--- Exercise directions ---
Exactly the lines from the one containing "Convert this chart to Plotly code." through the one containing "import plotly.graph_objects as go" must be returned; include both ends and nothing else.

--- Material provided ---
****************************************
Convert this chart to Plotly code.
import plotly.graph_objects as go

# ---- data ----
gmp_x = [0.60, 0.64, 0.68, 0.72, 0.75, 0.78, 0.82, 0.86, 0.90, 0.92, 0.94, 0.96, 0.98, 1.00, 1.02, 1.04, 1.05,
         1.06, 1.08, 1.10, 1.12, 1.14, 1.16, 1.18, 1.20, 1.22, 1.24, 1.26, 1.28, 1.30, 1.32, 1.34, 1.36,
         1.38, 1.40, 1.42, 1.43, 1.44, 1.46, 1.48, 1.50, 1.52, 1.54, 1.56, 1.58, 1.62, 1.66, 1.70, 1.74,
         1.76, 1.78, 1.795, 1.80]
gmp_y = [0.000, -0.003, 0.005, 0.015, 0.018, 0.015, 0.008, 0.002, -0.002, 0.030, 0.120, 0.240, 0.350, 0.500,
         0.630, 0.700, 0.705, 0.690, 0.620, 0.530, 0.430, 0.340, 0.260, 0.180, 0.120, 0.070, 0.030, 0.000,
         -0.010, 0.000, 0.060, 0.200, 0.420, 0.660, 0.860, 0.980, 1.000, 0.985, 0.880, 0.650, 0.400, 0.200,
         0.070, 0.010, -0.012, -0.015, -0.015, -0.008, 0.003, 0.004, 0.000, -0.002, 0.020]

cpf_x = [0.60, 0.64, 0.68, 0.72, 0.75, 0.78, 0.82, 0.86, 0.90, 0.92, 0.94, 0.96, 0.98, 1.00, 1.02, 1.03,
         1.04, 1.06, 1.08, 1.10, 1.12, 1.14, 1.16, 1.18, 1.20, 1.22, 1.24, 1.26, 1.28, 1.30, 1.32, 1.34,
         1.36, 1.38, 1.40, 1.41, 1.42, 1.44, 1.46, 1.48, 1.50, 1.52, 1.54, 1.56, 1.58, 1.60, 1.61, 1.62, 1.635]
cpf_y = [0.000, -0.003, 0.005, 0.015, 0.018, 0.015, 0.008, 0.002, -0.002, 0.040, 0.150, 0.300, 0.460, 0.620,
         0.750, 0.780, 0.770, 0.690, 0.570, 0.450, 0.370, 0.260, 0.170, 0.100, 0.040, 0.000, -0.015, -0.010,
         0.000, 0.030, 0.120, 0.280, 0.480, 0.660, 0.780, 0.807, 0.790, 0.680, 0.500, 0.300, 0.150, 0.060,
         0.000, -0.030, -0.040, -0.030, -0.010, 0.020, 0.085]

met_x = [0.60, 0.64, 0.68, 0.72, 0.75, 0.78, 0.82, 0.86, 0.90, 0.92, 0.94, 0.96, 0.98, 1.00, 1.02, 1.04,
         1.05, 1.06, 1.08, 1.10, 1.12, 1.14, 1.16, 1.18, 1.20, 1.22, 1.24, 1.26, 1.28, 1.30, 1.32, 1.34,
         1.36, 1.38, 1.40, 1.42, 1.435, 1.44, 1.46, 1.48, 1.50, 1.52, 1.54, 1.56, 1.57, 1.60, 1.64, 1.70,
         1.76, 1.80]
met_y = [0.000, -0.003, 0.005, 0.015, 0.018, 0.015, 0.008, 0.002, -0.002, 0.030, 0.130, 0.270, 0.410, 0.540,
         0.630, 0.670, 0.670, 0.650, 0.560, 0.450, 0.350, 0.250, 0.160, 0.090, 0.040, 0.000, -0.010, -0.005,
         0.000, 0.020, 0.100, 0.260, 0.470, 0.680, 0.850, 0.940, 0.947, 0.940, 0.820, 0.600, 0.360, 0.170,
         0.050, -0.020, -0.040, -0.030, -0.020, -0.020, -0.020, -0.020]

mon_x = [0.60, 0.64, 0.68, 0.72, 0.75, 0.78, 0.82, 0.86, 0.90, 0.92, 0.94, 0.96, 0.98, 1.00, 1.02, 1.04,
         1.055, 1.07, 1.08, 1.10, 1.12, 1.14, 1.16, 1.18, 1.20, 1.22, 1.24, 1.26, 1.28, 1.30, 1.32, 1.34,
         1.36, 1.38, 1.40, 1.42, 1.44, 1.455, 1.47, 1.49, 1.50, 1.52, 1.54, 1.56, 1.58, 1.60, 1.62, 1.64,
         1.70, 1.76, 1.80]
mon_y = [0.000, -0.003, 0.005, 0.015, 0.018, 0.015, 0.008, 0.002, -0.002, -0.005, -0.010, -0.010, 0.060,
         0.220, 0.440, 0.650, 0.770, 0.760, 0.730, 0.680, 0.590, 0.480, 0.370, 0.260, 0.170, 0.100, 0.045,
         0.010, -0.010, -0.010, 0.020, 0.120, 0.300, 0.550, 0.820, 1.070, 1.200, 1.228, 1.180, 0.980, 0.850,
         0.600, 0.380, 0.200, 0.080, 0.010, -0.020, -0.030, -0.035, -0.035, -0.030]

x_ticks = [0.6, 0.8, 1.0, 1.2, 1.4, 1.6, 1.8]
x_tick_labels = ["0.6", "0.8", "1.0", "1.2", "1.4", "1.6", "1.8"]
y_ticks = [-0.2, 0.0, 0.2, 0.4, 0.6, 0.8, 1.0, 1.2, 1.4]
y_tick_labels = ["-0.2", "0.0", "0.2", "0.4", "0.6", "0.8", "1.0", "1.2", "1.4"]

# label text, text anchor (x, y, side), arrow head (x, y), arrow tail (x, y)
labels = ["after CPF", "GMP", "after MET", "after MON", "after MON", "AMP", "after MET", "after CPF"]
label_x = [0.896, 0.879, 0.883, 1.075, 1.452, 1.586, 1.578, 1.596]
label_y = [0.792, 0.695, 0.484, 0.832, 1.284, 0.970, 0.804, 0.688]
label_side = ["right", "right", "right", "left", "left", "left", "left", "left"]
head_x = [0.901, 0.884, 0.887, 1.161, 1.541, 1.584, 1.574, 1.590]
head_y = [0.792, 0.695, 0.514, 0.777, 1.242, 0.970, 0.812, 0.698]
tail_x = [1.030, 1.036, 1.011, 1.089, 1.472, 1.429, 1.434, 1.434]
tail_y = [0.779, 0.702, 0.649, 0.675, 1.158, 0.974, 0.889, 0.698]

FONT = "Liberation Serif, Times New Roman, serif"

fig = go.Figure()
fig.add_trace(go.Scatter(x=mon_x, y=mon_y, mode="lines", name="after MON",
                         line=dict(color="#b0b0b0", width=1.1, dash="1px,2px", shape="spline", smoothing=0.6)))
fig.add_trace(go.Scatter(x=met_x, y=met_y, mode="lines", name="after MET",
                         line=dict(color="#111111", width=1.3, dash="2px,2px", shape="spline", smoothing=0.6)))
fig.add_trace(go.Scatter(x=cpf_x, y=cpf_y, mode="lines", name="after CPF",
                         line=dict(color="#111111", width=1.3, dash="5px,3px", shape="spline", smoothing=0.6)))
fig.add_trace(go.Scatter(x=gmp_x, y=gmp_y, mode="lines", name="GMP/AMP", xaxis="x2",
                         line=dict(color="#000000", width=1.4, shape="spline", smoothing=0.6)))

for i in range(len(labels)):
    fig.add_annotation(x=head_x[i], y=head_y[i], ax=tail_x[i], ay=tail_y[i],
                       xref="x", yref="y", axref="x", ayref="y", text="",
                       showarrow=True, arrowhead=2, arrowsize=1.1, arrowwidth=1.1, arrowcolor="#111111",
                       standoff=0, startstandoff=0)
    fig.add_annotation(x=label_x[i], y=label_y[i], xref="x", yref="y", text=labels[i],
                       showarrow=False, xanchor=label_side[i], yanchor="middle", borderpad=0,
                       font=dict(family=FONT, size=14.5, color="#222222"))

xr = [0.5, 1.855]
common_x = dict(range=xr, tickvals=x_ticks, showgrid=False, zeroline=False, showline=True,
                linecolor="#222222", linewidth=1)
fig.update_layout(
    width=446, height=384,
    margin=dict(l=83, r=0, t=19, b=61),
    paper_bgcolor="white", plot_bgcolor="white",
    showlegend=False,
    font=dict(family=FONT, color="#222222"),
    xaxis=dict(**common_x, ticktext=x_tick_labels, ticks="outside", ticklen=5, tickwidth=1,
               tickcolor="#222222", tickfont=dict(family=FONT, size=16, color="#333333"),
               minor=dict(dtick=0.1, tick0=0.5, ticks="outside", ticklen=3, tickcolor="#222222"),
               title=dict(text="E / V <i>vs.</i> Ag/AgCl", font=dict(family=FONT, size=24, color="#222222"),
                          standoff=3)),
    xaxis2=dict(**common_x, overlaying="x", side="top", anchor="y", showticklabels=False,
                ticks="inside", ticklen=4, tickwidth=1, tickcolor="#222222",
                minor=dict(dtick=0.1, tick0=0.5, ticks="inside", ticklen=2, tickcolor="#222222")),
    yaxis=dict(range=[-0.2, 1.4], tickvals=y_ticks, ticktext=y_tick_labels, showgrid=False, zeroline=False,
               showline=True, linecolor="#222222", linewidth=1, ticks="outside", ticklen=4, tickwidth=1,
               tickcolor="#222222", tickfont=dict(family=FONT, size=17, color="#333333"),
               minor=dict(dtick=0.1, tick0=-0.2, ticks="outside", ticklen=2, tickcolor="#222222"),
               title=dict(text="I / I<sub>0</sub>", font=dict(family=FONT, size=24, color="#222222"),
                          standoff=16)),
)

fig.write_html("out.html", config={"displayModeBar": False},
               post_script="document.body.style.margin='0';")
****************************************
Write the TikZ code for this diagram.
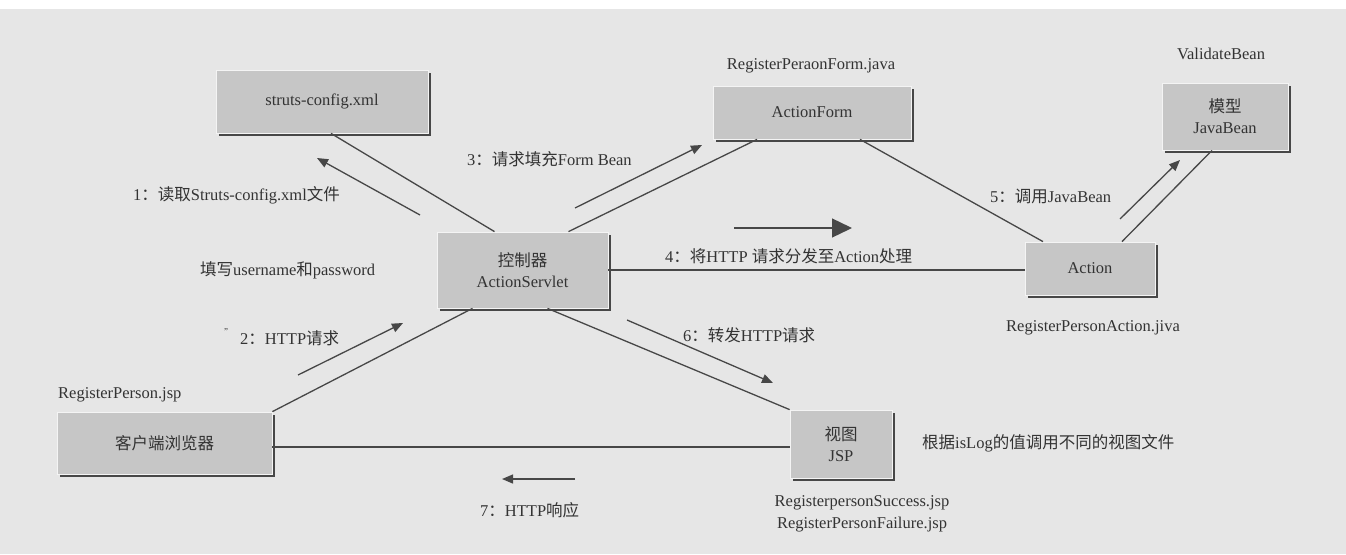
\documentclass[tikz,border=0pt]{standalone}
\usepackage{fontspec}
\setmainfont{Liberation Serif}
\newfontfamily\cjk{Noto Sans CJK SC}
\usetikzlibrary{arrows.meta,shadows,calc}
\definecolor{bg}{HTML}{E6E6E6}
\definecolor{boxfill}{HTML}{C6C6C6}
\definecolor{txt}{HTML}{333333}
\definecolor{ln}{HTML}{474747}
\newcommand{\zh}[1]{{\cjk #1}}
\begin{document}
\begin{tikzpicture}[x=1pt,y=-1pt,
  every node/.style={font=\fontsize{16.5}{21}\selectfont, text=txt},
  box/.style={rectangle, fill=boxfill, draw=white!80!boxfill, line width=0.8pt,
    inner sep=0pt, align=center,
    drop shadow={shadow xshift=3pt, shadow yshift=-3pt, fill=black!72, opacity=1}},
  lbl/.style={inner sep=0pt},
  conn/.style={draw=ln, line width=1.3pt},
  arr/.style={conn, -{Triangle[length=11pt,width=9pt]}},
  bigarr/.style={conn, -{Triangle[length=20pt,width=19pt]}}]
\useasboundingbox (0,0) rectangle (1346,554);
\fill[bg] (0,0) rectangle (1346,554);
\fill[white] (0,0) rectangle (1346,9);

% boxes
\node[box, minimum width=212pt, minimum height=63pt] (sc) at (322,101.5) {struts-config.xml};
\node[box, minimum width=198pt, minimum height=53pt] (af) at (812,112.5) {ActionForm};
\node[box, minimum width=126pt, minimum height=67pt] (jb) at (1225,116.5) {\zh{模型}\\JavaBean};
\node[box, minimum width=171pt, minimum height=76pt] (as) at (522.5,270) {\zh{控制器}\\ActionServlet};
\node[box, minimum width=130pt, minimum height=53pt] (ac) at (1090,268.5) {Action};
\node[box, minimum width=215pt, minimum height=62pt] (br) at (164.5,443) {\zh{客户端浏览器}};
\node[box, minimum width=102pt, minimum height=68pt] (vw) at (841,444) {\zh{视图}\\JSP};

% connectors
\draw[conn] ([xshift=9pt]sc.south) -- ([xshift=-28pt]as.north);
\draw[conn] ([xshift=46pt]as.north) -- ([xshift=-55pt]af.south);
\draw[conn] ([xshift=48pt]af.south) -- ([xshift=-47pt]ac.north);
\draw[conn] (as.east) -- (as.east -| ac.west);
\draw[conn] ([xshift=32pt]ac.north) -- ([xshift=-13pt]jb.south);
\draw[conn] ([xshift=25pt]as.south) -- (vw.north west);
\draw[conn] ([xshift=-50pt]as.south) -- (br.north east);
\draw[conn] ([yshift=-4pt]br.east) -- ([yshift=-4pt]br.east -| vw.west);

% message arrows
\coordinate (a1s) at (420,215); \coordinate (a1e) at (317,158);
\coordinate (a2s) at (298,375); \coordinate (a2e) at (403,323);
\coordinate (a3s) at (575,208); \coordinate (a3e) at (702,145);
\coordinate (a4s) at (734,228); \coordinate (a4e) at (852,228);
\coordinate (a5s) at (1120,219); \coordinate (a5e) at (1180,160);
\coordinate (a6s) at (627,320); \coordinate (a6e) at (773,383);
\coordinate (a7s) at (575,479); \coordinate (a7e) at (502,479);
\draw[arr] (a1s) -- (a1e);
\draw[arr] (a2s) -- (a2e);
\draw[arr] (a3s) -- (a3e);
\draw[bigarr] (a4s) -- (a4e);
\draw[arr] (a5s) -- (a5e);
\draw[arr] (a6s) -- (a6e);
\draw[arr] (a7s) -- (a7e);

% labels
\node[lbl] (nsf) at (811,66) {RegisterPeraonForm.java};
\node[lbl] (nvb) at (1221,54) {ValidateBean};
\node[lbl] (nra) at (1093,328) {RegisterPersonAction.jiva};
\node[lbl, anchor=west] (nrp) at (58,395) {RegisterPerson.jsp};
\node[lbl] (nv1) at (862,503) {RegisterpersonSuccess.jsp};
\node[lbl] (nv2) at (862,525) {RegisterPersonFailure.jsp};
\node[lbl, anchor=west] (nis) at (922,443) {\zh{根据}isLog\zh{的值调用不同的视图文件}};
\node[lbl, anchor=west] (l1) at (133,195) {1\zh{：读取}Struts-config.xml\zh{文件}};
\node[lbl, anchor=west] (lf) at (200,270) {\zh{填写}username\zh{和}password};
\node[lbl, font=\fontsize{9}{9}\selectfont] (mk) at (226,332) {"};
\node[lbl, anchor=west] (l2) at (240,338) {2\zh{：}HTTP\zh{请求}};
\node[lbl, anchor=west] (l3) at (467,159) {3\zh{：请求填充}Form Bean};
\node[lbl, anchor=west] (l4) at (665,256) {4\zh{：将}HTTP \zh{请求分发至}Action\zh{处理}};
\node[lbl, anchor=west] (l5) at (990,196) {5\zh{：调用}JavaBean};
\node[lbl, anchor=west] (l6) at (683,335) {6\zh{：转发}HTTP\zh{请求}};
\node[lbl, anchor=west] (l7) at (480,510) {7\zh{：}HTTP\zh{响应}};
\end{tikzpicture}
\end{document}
****************************************
--- Response ---
Convert this chart to Plotly code.
import plotly.graph_objects as go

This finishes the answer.